Finding Qualified Home Inspectors for Your Historic House | Wisconsin Historical Society

General Information

Finding Qualified Home Inspectors for Your Historic House

Finding Qualified Home Inspectors for Your Historic House | Wisconsin Historical Society

Before you buy a historic house, you’ll need to hire a house inspector to conduct a whole-house inspection. You should hire an inspector who is experienced with historic houses. Only a small minority of home inspectors will have the specialized set of inspection skills needed to properly inspect a historic house.

Your purchase offer on the house should clearly state that your offer is "subject to" a satisfactory whole-house home inspection. The phrase "subject to" is a real estate term that will allow you to withdraw your purchase offer if the inspection reveals significant problems with the house.

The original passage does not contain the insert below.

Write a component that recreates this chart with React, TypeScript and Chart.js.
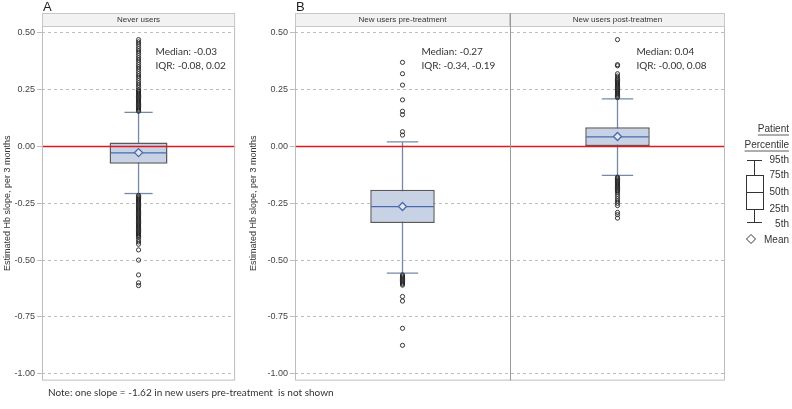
import React, { useEffect, useRef } from 'react';
import { Chart, registerables } from 'chart.js';
Chart.register(...registerables);

// ---------- data ----------
const Y_TICKS = [-1, -0.75, -0.5, -0.25, 0, 0.25, 0.5];
const Y_TITLE = 'Estimated Hb slope, per 3 months';

// Panel A
const catsA = ['Never users'];
const q1A = [-0.076];
const q3A = [0.017];
const medA = [-0.028];
const meanA = [-0.027];
const p5A = [-0.207];
const p95A = [0.15];
const outliersA = [[
  0.47, 0.46, 0.45, 0.44, 0.43, 0.42, 0.41, 0.40, 0.39, 0.38, 0.37, 0.36, 0.35, 0.34, 0.33, 0.32,
  0.31, 0.30, 0.29, 0.28, 0.27, 0.26, 0.25, 0.245, 0.24, 0.235, 0.23, 0.225, 0.22, 0.215, 0.21,
  0.205, 0.20, 0.195, 0.19, 0.185, 0.18, 0.175, 0.17, 0.165, 0.16, 0.155,
  -0.215, -0.22, -0.225, -0.23, -0.235, -0.24, -0.245, -0.25, -0.255, -0.26, -0.265, -0.27, -0.275,
  -0.28, -0.285, -0.29, -0.295, -0.30, -0.305, -0.31, -0.315, -0.32, -0.325, -0.33, -0.335, -0.34,
  -0.345, -0.35, -0.355, -0.36, -0.365, -0.37, -0.375, -0.38, -0.385, -0.39, -0.395, -0.40, -0.41,
  -0.42, -0.43, -0.455, -0.50, -0.565, -0.60, -0.612,
]];
const medianLabA = ['Median: -0.03'];
const iqrLabA = ['IQR: -0.08, 0.02'];

// Panel B
const catsB = ['New users pre-treatment', 'New users post-treatmen'];
const q1B = [-0.337, 0.0];
const q3B = [-0.19, 0.085];
const medB = [-0.265, 0.042];
const meanB = [-0.264, 0.044];
const p5B = [-0.557, -0.127];
const p95B = [0.02, 0.209];
const outliersB = [
  [
    0.37, 0.32, 0.27, 0.205, 0.155, 0.14, 0.065, 0.05,
    -0.565, -0.57, -0.575, -0.58, -0.585, -0.59, -0.595, -0.60, -0.605, -0.61,
    -0.66, -0.68, -0.80, -0.875,
  ],
  [
    0.47, 0.36, 0.355, 0.32, 0.31, 0.30, 0.295, 0.29, 0.285, 0.28, 0.275, 0.27, 0.265, 0.26, 0.255,
    0.25, 0.245, 0.24, 0.235, 0.23, 0.225, 0.22, 0.215,
    -0.135, -0.14, -0.145, -0.15, -0.155, -0.16, -0.165, -0.17, -0.175, -0.18, -0.185, -0.19, -0.195,
    -0.20, -0.21, -0.22, -0.23, -0.24, -0.25, -0.26, -0.29, -0.30, -0.315,
  ],
];
const medianLabB = ['Median: -0.27', 'Median: 0.04'];
const iqrLabB = ['IQR: -0.34, -0.19', 'IQR: -0.00, 0.08'];

const legendTitle = ['Patient', 'Percentile'];
const legendLabels = ['95th', '75th', '50th', '25th', '5th'];
const NOTE = 'Note: one slope = -1.62 in new users pre-treatment  is not shown';

// ---------- styles ----------
const BOX_FILL = '#c8d2e5';
const BOX_EDGE = '#5a5a5a';
const WHISK = '#7489aa';
const MED = '#4a68ad';
const AXIS_FONT = 'Liberation Sans';
const TEXT_FONT = 'Lato';

type PanelCfg = {
  letter: string;
  cats: string[];
  q1: number[]; q3: number[]; med: number[]; mean: number[];
  p5: number[]; p95: number[]; outliers: number[][];
  medLab: string[]; iqrLab: string[];
  axisW: number; rightPad: number; legend: boolean;
};

function makePlugin(cfg: PanelCfg) {
  return {
    id: 'boxExtras',
    beforeDatasetsDraw(chart: any) {
      const ctx = chart.ctx;
      const xs = chart.scales.x;
      const ys = chart.scales.y;
      const catW = xs.width / cfg.cats.length;
      ctx.save();
      cfg.cats.forEach((_, i) => {
        const x = xs.getPixelForValue(i);
        const capHalf = catW * 0.073;
        ctx.strokeStyle = WHISK;
        ctx.lineWidth = 1.3;
        ctx.beginPath();
        ctx.moveTo(x, ys.getPixelForValue(cfg.p95[i]));
        ctx.lineTo(x, ys.getPixelForValue(cfg.p5[i]));
        ctx.stroke();
        [cfg.p95[i], cfg.p5[i]].forEach((v) => {
          const y = ys.getPixelForValue(v);
          ctx.beginPath();
          ctx.moveTo(x - capHalf, y);
          ctx.lineTo(x + capHalf, y);
          ctx.stroke();
        });
      });
      ctx.restore();
    },
    afterDatasetsDraw(chart: any) {
      const ctx = chart.ctx;
      const xs = chart.scales.x;
      const ys = chart.scales.y;
      const ca = chart.chartArea;
      const catW = xs.width / cfg.cats.length;
      const boxHalf = catW * 0.15;
      ctx.save();
      // reference line at 0
      const y0 = ys.getPixelForValue(0);
      ctx.strokeStyle = '#e0191e';
      ctx.lineWidth = 1.5;
      ctx.beginPath();
      ctx.moveTo(ca.left, y0);
      ctx.lineTo(ca.right, y0);
      ctx.stroke();
      cfg.cats.forEach((_, i) => {
        const x = xs.getPixelForValue(i);
        // median
        const ym = ys.getPixelForValue(cfg.med[i]);
        ctx.strokeStyle = MED;
        ctx.lineWidth = 1.3;
        ctx.beginPath();
        ctx.moveTo(x - boxHalf + 1, ym);
        ctx.lineTo(x + boxHalf - 1, ym);
        ctx.stroke();
        // mean diamond
        const yn = ys.getPixelForValue(cfg.mean[i]);
        const d = 4;
        ctx.fillStyle = '#e4e9f3';
        ctx.beginPath();
        ctx.moveTo(x, yn - d);
        ctx.lineTo(x + d, yn);
        ctx.lineTo(x, yn + d);
        ctx.lineTo(x - d, yn);
        ctx.closePath();
        ctx.fill();
        ctx.stroke();
        // annotations
        ctx.fillStyle = '#333';
        ctx.font = `10px "${TEXT_FONT}"`;
        ctx.textAlign = 'left';
        ctx.textBaseline = 'middle';
        const tx = x + catW * 0.088;
        ctx.fillText(cfg.medLab[i], tx, ca.top + 26);
        ctx.fillText(cfg.iqrLab[i], tx, ca.top + 40);
      });
      // frame
      ctx.strokeStyle = '#bdbdbd';
      ctx.lineWidth = 1;
      const hTop = ca.top - 13;
      ctx.strokeRect(ca.left + 0.5, ca.top + 0.5, ca.right - ca.left - 1, ca.bottom - ca.top - 1);
      // headers
      cfg.cats.forEach((c, i) => {
        const l = ca.left + i * catW;
        ctx.fillStyle = '#f2f2f2';
        ctx.fillRect(l, hTop, catW, 13);
        ctx.strokeStyle = '#c8c8c8';
        ctx.strokeRect(l + 0.5, hTop + 0.5, catW - 1, 13);
        ctx.fillStyle = '#333';
        ctx.font = `8px "${AXIS_FONT}"`;
        ctx.textAlign = 'center';
        ctx.textBaseline = 'middle';
        ctx.fillText(c, l + catW / 2, hTop + 7);
        if (i > 0) {
          ctx.strokeStyle = '#9a9a9a';
          ctx.beginPath();
          ctx.moveTo(Math.round(l) + 0.5, hTop);
          ctx.lineTo(Math.round(l) + 0.5, ca.bottom);
          ctx.stroke();
        }
      });
      // panel letter
      ctx.fillStyle = '#222';
      ctx.font = `13px "${AXIS_FONT}"`;
      ctx.textAlign = 'left';
      ctx.textBaseline = 'middle';
      ctx.fillText(cfg.letter, ca.left + 1, 7);
      // legend
      if (cfg.legend) {
        const R = ca.right + 64;
        ctx.fillStyle = '#333';
        ctx.font = `10px "${AXIS_FONT}"`;
        ctx.textAlign = 'right';
        ctx.textBaseline = 'middle';
        legendTitle.forEach((t, k) => {
          const ty = 129 + k * 16;
          ctx.fillText(t, R, ty);
          const w = ctx.measureText(t).width;
          ctx.strokeStyle = '#333';
          ctx.lineWidth = 0.8;
          ctx.beginPath();
          ctx.moveTo(R - w, ty + 6);
          ctx.lineTo(R, ty + 6);
          ctx.stroke();
        });
        const ly = [160, 175.5, 192, 209, 224.5];
        legendLabels.forEach((t, k) => ctx.fillText(t, R, ly[k]));
        ctx.fillText('Mean', R, 240);
        const gx = ca.right + 29;
        ctx.strokeStyle = '#333';
        ctx.lineWidth = 1;
        ctx.beginPath();
        ctx.moveTo(gx - 7, 160.5); ctx.lineTo(gx + 8, 160.5);
        ctx.moveTo(gx + 0.5, 160.5); ctx.lineTo(gx + 0.5, 175.5);
        ctx.moveTo(gx + 0.5, 209.5); ctx.lineTo(gx + 0.5, 222.5);
        ctx.moveTo(gx - 7, 222.5); ctx.lineTo(gx + 8, 222.5);
        ctx.moveTo(gx - 8, 192.5); ctx.lineTo(gx + 9, 192.5);
        ctx.stroke();
        ctx.strokeRect(gx - 8 + 0.5, 175.5, 17, 34);
        const dx = gx - 3, dy = 239;
        ctx.beginPath();
        ctx.moveTo(dx, dy - 4.5); ctx.lineTo(dx + 4.5, dy); ctx.lineTo(dx, dy + 4.5); ctx.lineTo(dx - 4.5, dy);
        ctx.closePath();
        ctx.stroke();
      }
      ctx.restore();
    },
  };
}

function buildChart(canvas: HTMLCanvasElement, cfg: PanelCfg) {
  const scatterData = cfg.outliers.flatMap((arr, i) => arr.map((v) => ({ x: cfg.cats[i], y: v })));
  return new Chart(canvas, {
    type: 'bar',
    data: {
      labels: cfg.cats,
      datasets: [
        {
          type: 'bar',
          data: cfg.q1.map((q, i) => [q, cfg.q3[i]]) as any,
          backgroundColor: BOX_FILL,
          borderColor: BOX_EDGE,
          borderWidth: 1.5,
          borderSkipped: false,
          barPercentage: 0.3,
          categoryPercentage: 1.0,
          order: 2,
        } as any,
        {
          type: 'scatter',
          data: scatterData as any,
          pointStyle: 'circle',
          pointRadius: 2.1,
          pointBorderWidth: 0.9,
          pointBorderColor: '#222',
          pointBackgroundColor: 'rgba(255,255,255,0)',
          showLine: false,
          order: 1,
        } as any,
      ],
    },
    options: {
      responsive: false,
      animation: false,
      events: [],
      layout: { padding: { top: 26, right: cfg.rightPad, bottom: 5, left: 0 } },
      plugins: { legend: { display: false }, tooltip: { enabled: false } },
      scales: {
        x: { type: 'category', offset: true, display: false, grid: { display: false } },
        y: {
          type: 'linear',
          min: -1.03,
          max: 0.53,
          afterFit: (s: any) => { s.width = cfg.axisW; },
          afterBuildTicks: (s: any) => { s.ticks = Y_TICKS.map((v) => ({ value: v })); },
          ticks: {
            callback: (v: any) => Number(v).toFixed(2),
            font: { family: AXIS_FONT, size: 9 },
            color: '#444',
            padding: 2,
          },
          grid: { color: '#bdbdbd', lineWidth: 1, tickLength: 5, drawTicks: true },
          border: { display: false, dash: [3, 3] },
          title: {
            display: true,
            text: Y_TITLE,
            font: { family: AXIS_FONT, size: 9 },
            color: '#333',
            padding: { top: 2, bottom: 0 },
          },
        },
      },
    } as any,
    plugins: [makePlugin(cfg)],
  });
}

export default function App() {
  const refA = useRef<HTMLCanvasElement>(null);
  const refB = useRef<HTMLCanvasElement>(null);
  useEffect(() => {
    const a = buildChart(refA.current!, {
      letter: 'A', cats: catsA, q1: q1A, q3: q3A, med: medA, mean: meanA, p5: p5A, p95: p95A,
      outliers: outliersA, medLab: medianLabA, iqrLab: iqrLabA, axisW: 42, rightPad: 3, legend: false,
    });
    const b = buildChart(refB.current!, {
      letter: 'B', cats: catsB, q1: q1B, q3: q3B, med: medB, mean: meanB, p5: p5B, p95: p95B,
      outliers: outliersB, medLab: medianLabB, iqrLab: iqrLabB, axisW: 49, rightPad: 67, legend: true,
    });
    return () => { a.destroy(); b.destroy(); };
  }, []);
  return (
    <div style={{ position: 'fixed', left: 0, top: 0, width: 792, height: 409, background: '#fff', overflow: 'hidden' }}>
      <canvas ref={refA} width={240} height={388} style={{ position: 'absolute', left: 0, top: 0 }} />
      <canvas ref={refB} width={546} height={388} style={{ position: 'absolute', left: 246, top: 0 }} />
      <div style={{ position: 'absolute', left: 48, top: 385, fontFamily: TEXT_FONT, fontSize: 10, color: '#333', lineHeight: '14px', whiteSpace: 'pre' }}>
        {NOTE}
      </div>
    </div>
  );
}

Find a Qualified Home Inspector

According to Wisconsin law, home inspectors must be registered with the State of Wisconsin. The American Home Inspectors Directory summarizes the Wisconsin law with this statement:

"Under Wisconsin's law, home inspectors must register with the State and pass an examination approved by the Department of Regulation and Licensing. The law instructs the Department to consider the use of an examination modeled after the National Home Inspector Examination. The law also requires that a home inspector perform a "reasonably competent and diligent" inspection; however, the inspection is not required to be technically exhaustive. Home inspectors are prohibited from limiting their liability from damages resulting in a failure to conduct a "reasonably competent and diligent" inspection. Also, inspectors are prohibited from performing repairs, maintenance, or improvements to a structure that they have inspected within the last two years."

A home inspector who is registered with the state does not necessarily have the training needed to inspect a historic house. Be sure your home inspector can demonstrate that he or she has experience with historic houses. Ask the inspector for references and examples of homes he or she has inspected in historic districts.

Another option you can pursue is to hire a historic preservation construction consultant (HPCC). HPCCs usually have a lifetime of experience as preservation contractors or historic property developers, yet they are often overlooked for residential inspections. An HPCC cannot legally perform a "home inspection." Instead, an HPCC creates a more comprehensive "existing conditions report."

Find the Right Home Inspector for You

Whether you choose to hire a home inspector with historic house experience or a HPCC, you need to do some homework to find the right inspector for you. The best way to find the right person is to ask friends, neighbors, family and coworkers. Once you have a referral, you should actually meet with or at least talk to that person on the phone. You need to be comfortable with the person you hire. Ask the inspector or HPCC for three references, and consult with all three of those references. Also ask a registered home inspector to show you his or her state registration.

When you have found an inspector or HPCC you would like to hire, ask that person to provide proof of insurance. If the inspector makes a costly mistake, you need to know his or her insurance will cover your loss. The inspector should be able to email an insurance binder to you or give you one at the start of the inspection.

Be sure you are clear about what your inspector will charge and how long it will take to get the written inspection report. Finally, insist you be allowed to join the inspector during his or her entire walk-through or inspection. This experience will give you firsthand knowledge about your new historic home.